– Я же… вырасту! – почти закричал Алеша. – Я скоро вырасту!

– Конечно, ты вырастешь, – согласилась она. – Но не так скоро… К тому же, кроме Кирюши, у тебя есть сестра и еще два брата…

Вдруг Алеша почувствовал, как душа его сжалась, охваченная судорогой, но вместе с тем из нее вырвался незнакомый и неуправляемый голос. Алеша закричал чужими словами, и тихий этот крик чем-то напоминал тот, когда он пришел мстить с хлеборезным ножом за обиженного брата.

– Я вырасту! Я вырасту и всех соберу! Всех! Никому не отдам! Никого не отдам! Вырасту! Вырасту!!

В кабинет главврача сбегались женщины, но главврач махала им рукой – идите, идите отсюда!

…Потом Алешу отвели в небольшой спортивный зал на втором этаже и велели подождать. Алеша почти совсем успокоился, и лишь жжение в груди осталось, как во рту после перца. Он рассматривал шведские лесенки, низкие перекладины, канаты и качели – все еще было маленьким, детским, но все уже насквозь пропиталось запахом казенного помещения, казенной одеждой и обувью – вездесущим сиротским запахом…

Нянечка открыла дверь почти неслышно и впустила двухлетнего мальчика в белой рубашке и белых колготках.
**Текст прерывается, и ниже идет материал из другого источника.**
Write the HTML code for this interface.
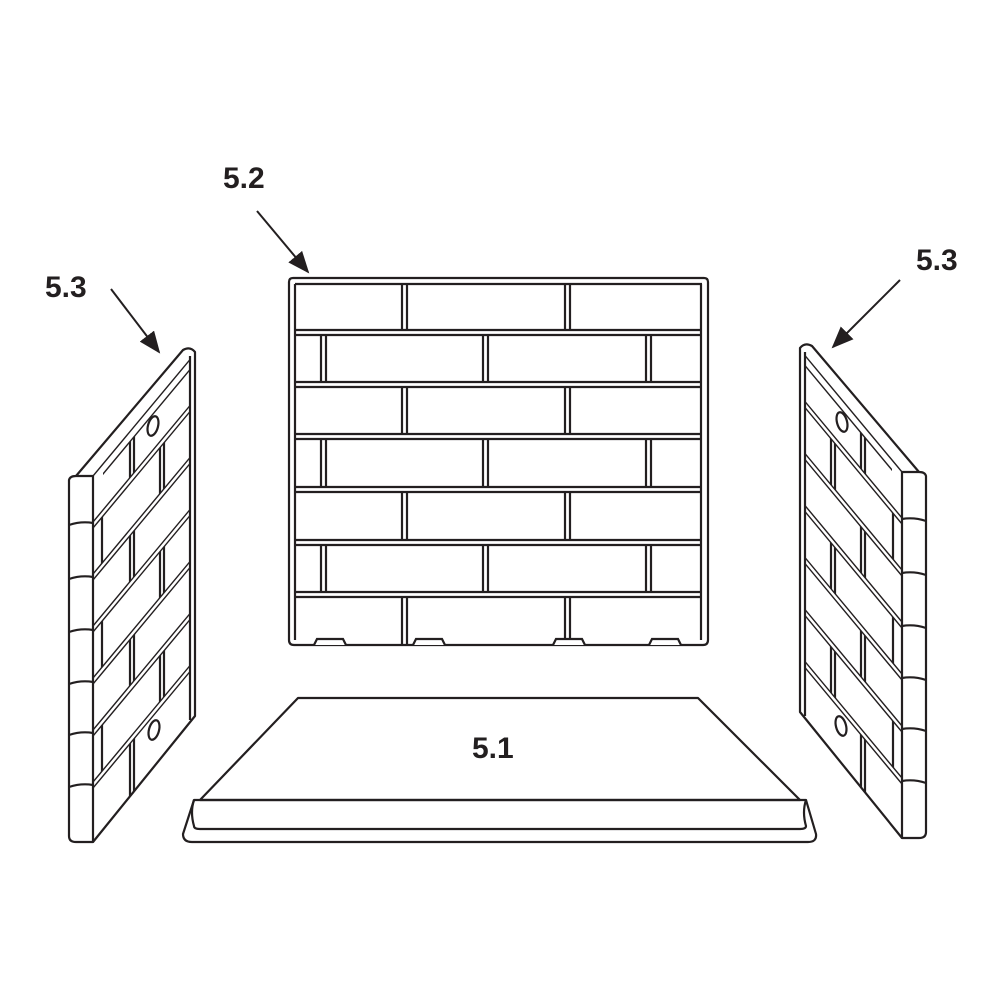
<!DOCTYPE html>
<html><head><meta charset="utf-8"><style>
html,body{margin:0;padding:0;background:#fff;}
svg{display:block}
text{font-family:"Liberation Sans",Arial,sans-serif;font-weight:bold;font-size:30px;fill:#231f20}
</style></head><body>
<svg width="1000" height="1000" viewBox="0 0 1000 1000" xmlns="http://www.w3.org/2000/svg">
<defs>
<marker id="ah" markerWidth="10" markerHeight="10" refX="9" refY="5" orient="auto" markerUnits="userSpaceOnUse" viewBox="0 0 10 10">
<path d="M0,0 L10,5 L0,10 z" fill="#231f20"/>
</marker>
<marker id="ah2" markerWidth="22" markerHeight="18" refX="20" refY="9" orient="auto" markerUnits="userSpaceOnUse" viewBox="0 0 22 18">
<path d="M0,0 L22,9 L0,18 z" fill="#231f20"/>
</marker>
<g id="side" fill="none" stroke="#231f20" stroke-width="2.2" stroke-linejoin="round">
  <!-- front edge strip -->
  <path d="M69,480 Q70,476 76,476 L93,476 L93,842 L76,842 Q69,842 69,836 Z" fill="#fff"/>
  <path d="M69,525 q12,-4 24,-2 M69,579 q12,-4 24,-2 M69,632 q12,-4 24,-2 M69,684 q12,-4 24,-2 M69,735 q12,-4 24,-2 M69,787 q12,-4 24,-2"/>
  <path d="M76,476 L183,350 Q190,346 195,352 L195,716 L93,842"/>
  <path d="M190,356 L190,720"/>
  <g transform="translate(93,476) skewY(-50.2)">
    <path d="M0,0 L97,0"/>
    <path d="M10,10 L97,10"/>
    <path d="M0,46 L97,46 M0,52 L97,52"/>
    <path d="M0,98 L97,98 M0,104 L97,104"/>
    <path d="M0,150 L97,150 M0,156 L97,156"/>
    <path d="M0,202 L97,202 M0,208 L97,208"/>
    <path d="M0,254 L97,254 M0,260 L97,260"/>
    <path d="M0,306 L97,306 M0,312 L97,312"/>
    <path d="M37,10 L37,46 M41,10 L41,46"/>
    <path d="M9,52 L9,98 M67,52 L67,98 M71,52 L71,98"/>
    <path d="M37,104 L37,150 M41,104 L41,150"/>
    <path d="M9,156 L9,202 M67,156 L67,202 M71,156 L71,202"/>
    <path d="M37,208 L37,254 M41,208 L41,254"/>
    <path d="M9,260 L9,306 M67,260 L67,306 M71,260 L71,306"/>
    <path d="M37,312 L37,366 M41,312 L41,366"/>
  </g>
  <ellipse cx="153" cy="426" rx="5" ry="10" transform="rotate(15 153 426)"/>
  <ellipse cx="154" cy="730" rx="5" ry="10" transform="rotate(15 154 730)"/>
</g>
</defs>

<use href="#side"/>
<use href="#side" transform="translate(995,-4) scale(-1,1)"/>

<!-- back wall -->
<g fill="none" stroke="#231f20" stroke-width="2.2">
  <path d="M289,282 Q289,278 293,278 L704,278 Q708,278 708,282 L708,640 Q708,645 703,645 L294,645 Q289,645 289,640 Z"/>
  <path d="M295,284 L702,284 M295,284 L295,640 M701,284 L701,640"/>
  <g id="hj">
    <path d="M295,330 L701,330 M295,335 L701,335"/>
  </g>
  <use href="#hj" transform="translate(0,52)"/>
  <use href="#hj" transform="translate(0,104)"/>
  <use href="#hj" transform="translate(0,157)"/>
  <use href="#hj" transform="translate(0,210)"/>
  <use href="#hj" transform="translate(0,262)"/>
  <!-- row verticals -->
  <path d="M402,284 L402,330 M407,284 L407,330 M565,284 L565,330 M570,284 L570,330"/>
  <path d="M321,335 L321,382 M326,335 L326,382 M483,335 L483,382 M488,335 L488,382 M646,335 L646,382 M651,335 L651,382"/>
  <path d="M402,387 L402,434 M407,387 L407,434 M565,387 L565,434 M570,387 L570,434"/>
  <path d="M321,439 L321,487 M326,439 L326,487 M483,439 L483,487 M488,439 L488,487 M646,439 L646,487 M651,439 L651,487"/>
  <path d="M402,492 L402,540 M407,492 L407,540 M565,492 L565,540 M570,492 L570,540"/>
  <path d="M321,545 L321,592 M326,545 L326,592 M483,545 L483,592 M488,545 L488,592 M646,545 L646,592 M651,545 L651,592"/>
  <path d="M402,597 L402,645 M407,597 L407,645 M565,597 L565,640 M570,597 L570,640"/>
  <!-- notches -->
  <path d="M314,645 l3,-6 l26,0 l3,6 M413,645 l3,-6 l26,0 l3,6 M553,645 l3,-6 l26,0 l3,6 M649,645 l3,-6 l26,0 l3,6" fill="#fff"/>
</g>

<!-- floor -->
<g fill="none" stroke="#231f20" stroke-width="2.2" stroke-linejoin="round">
  <path d="M298,698 L698,698 L800,800 L200,800 Z"/>
  <path d="M194,800 L806,800 Q802,812 806,826 Q806,829 800,829 L200,829 Q194,829 194,826 Q190,812 194,800 Z"/>
  <path d="M194,800 L183,834 Q183,842 192,842 L808,842 Q817,842 816,834 L806,800"/>
</g>

<!-- labels -->
<text x="223" y="188">5.2</text>
<text x="45" y="297">5.3</text>
<text x="916" y="270">5.3</text>
<text x="472" y="758">5.1</text>

<g stroke="#231f20" stroke-width="2" fill="none">
  <line x1="257" y1="211" x2="308" y2="272" marker-end="url(#ah2)"/>
  <line x1="111" y1="289" x2="159" y2="352" marker-end="url(#ah2)"/>
  <line x1="900" y1="280" x2="833" y2="347" marker-end="url(#ah2)"/>
</g>
</svg>
</body></html>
Он был совершенно чужой, этот мальчик, и Алеша в первый миг растерялся – это что? Кирюша? Мой брат?.. Но нянечка склонилась к мальчику и сказала:

– Кирюша, вот это – твой брат Алеша. Иди к нему.
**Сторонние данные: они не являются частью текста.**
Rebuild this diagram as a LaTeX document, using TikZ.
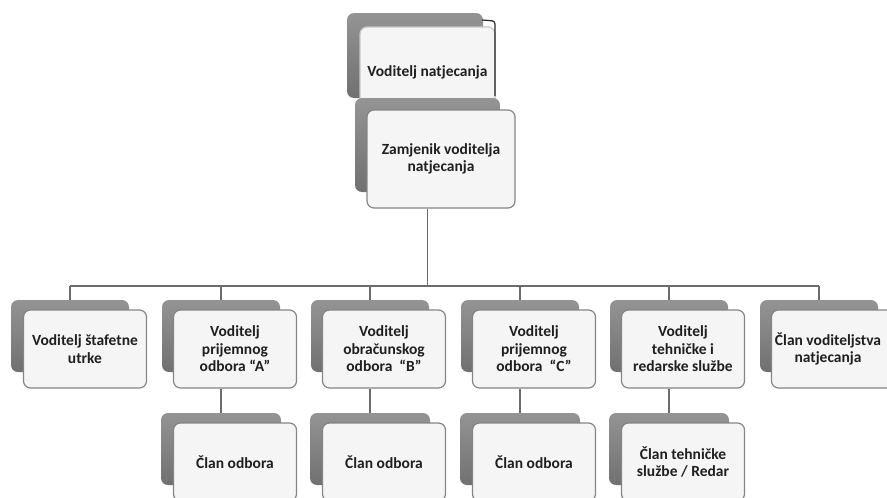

Кирюша сделал шажок и неожиданно звонко и отчего-то невероятно знакомо повторил:

– Алеша!

И словно подтолкнул Алешу с места.

Они побежали навстречу друг другу. Кирюша доверчиво вцепился в брата, положил голову на плечо и зашептал:

– Алеша. Братик Алеша…

Старая нянечка вдруг заплакала и опустилась на низенькую скамейку.

– Вот она, кровь родная… Надо же, надо же… А говорят… Вот она, кровь-то…
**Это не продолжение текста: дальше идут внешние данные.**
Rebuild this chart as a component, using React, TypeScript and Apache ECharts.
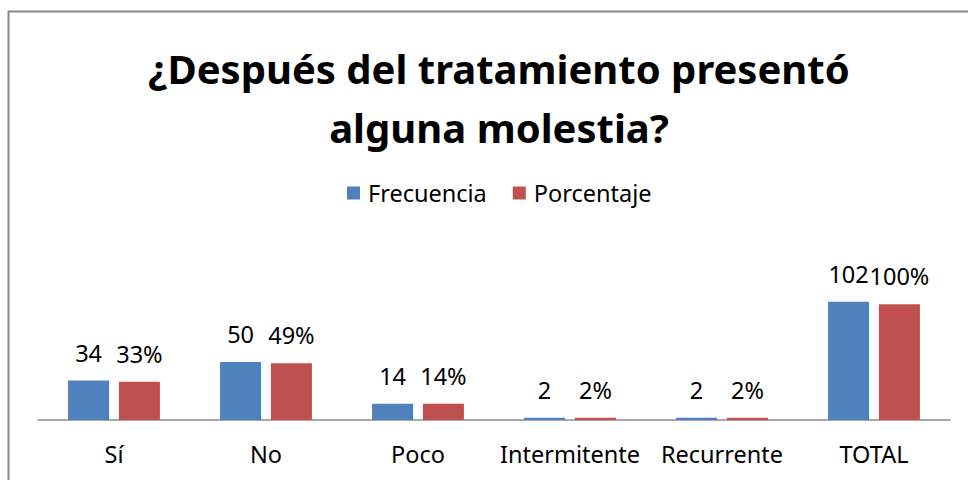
import React, { useEffect, useRef } from "react";
import * as echarts from "echarts";

const categories = ["Sí", "No", "Poco", "Intermitente", "Recurrente", "TOTAL"];
const frecuencia = [34, 50, 14, 2, 2, 102];
const porcentaje = [33, 49, 14, 2, 2, 100];
const titleText = "¿Después del tratamiento presentó\nalguna molestia?";

export default function App() {
  const ref = useRef<HTMLDivElement>(null);
  useEffect(() => {
    const chart = echarts.init(ref.current!, null, { renderer: "svg" });
    const font = "'Noto Sans', sans-serif";
    const fs = 23.5;
    chart.setOption({
      animation: false,
      backgroundColor: "#ffffff",
      title: {
        text: titleText,
        left: 494,
        top: 34,
        textAlign: "center",
        textStyle: {
          fontFamily: font,
          fontWeight: "bold",
          fontSize: 40,
          lineHeight: 59,
          color: "#000",
        },
      },
      legend: {
        top: 176,
        left: 342,
        itemWidth: 13,
        itemHeight: 13,
        itemGap: 26,
        icon: "rect",
        textStyle: { fontFamily: font, fontSize: fs, color: "#000", padding: [0, 0, 0, 3] },
        data: ["Frecuencia", "Porcentaje"],
      },
      grid: { left: 38, right: 18, top: 281, bottom: 60 },
      xAxis: {
        type: "category",
        data: categories,
        axisLine: { lineStyle: { color: "#8c8c8c", width: 1.5 } },
        axisTick: { show: false },
        axisLabel: { fontFamily: font, fontSize: fs, color: "#000", margin: 22, interval: 0 },
      },
      yAxis: {
        type: "value",
        min: 0,
        max: 120,
        show: false,
        splitLine: { show: false },
      },
      graphic: [
        {
          type: "rect",
          shape: { x: 8.5, y: 11.5, width: 980, height: 500 },
          style: { fill: "none", stroke: "#888888", lineWidth: 2 },
          silent: true,
        },
      ],
      series: [
        {
          name: "Frecuencia",
          type: "bar",
          data: frecuencia,
          barWidth: 41,
          barGap: "24%",
          itemStyle: { color: "#4F81BD" },
          labelLayout: { hideOverlap: false },
          label: {
            show: true,
            position: "top",
            distance: 16,
            fontFamily: font,
            fontSize: fs,
            color: "#000",
          },
        },
        {
          name: "Porcentaje",
          type: "bar",
          data: porcentaje,
          barWidth: 41,
          itemStyle: { color: "#C0504D" },
          labelLayout: { hideOverlap: false },
          label: {
            show: true,
            position: "top",
            distance: 16,
            fontFamily: font,
            fontSize: fs,
            color: "#000",
            formatter: "{c}%",
          },
        },
      ],
    });
    return () => chart.dispose();
  }, []);
  return (
    <div
      ref={ref}
      style={{ position: "absolute", left: 0, top: 0, width: 968, height: 480 }}
    />
  );
}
И Алеша едва сдерживал слезы…

3

Кирилл переночевал в своих комнатах всего один раз и на второй день явился с раскладушкой и постелью к Аристарху Павловичу.

– Пусти на квартиру, Палыч? – дурачась, попросил он. – Я там от тоски повешусь. Бабушка Полина своими мемуарами достала! Уже и телевизор перестала включать.

Места в бывшей гостиной было достаточно и не жалко, однако, опасаясь ревности соседки, Аристарх Павлович, крадучись от Кирилла, сходил к ней, чтобы уладить все недоразумения. Бабушка Полина была сердита.

– Переманил внука, – ворчливо заметила она. – А я ведь ждала его. Из-за них всех, можно сказать, и на белом свете задержалась, не умерла. Чем заманил-то? Жеребенком?

Аристарх Павлович вдруг понял, что заманил Кирилла тем, что не мог говорить. Похоже, младшего Ерашова тянуло к тишине, раздумьям и молчанию, но бабушка Полина, намолчавшись за тридцать лет одинокого лежания, теперь наверстывала упущенное, и откровенно сказать, этот фонтан выдерживала лишь Надежда Александровна. Сама немногословная, она избрала тактику либо отвлекать бабушку телевизором, либо слушать ее и никак не реагировать, занимаясь домашними делами.

– Пусть ночует у тебя, – разрешила бабушка Полина, польщенная тем, что Аристарх Павлович пришел к ней посоветоваться. – Но завтрак, обед и ужин только дома. Не корми Кирюшу, нечего. Пусть привыкает к родному гнезду.

И ее приживалка, Надежда Александровна, тоже застрожилась:

– Приехал человек в родной дом, а живет у чужого дяди… Для кого я готовлю – от плиты не отхожу?

– Мальчику необходимо мужское общество, – неожиданно заступилась бабушка Полина, умеющая быть снисходительной. – Он офицер. А мы с тобой – увы! – особы стареющие и скучные.

Таким образом, Кирилл поселился у Аристарха Павловича, тот, такой же одинокий, когда-то мечтавший о сыновьях, но имеющий дочерей, тихо этому радовался. В первый же день после обязательного «домашнего» ужина Аристарх Павлович достал припасенную бутылочку коньяку – грузинского, пятизвездочного, старого розлива, подпер дверь в квартиру Ерашовых каминной кочережкой, и они очень уютно устроились у огня, зажженного для красоты и удовольствия. Сидели, попивали вкусный коньяк из ерашовских бокалов черного стекла и вели мужской разговор.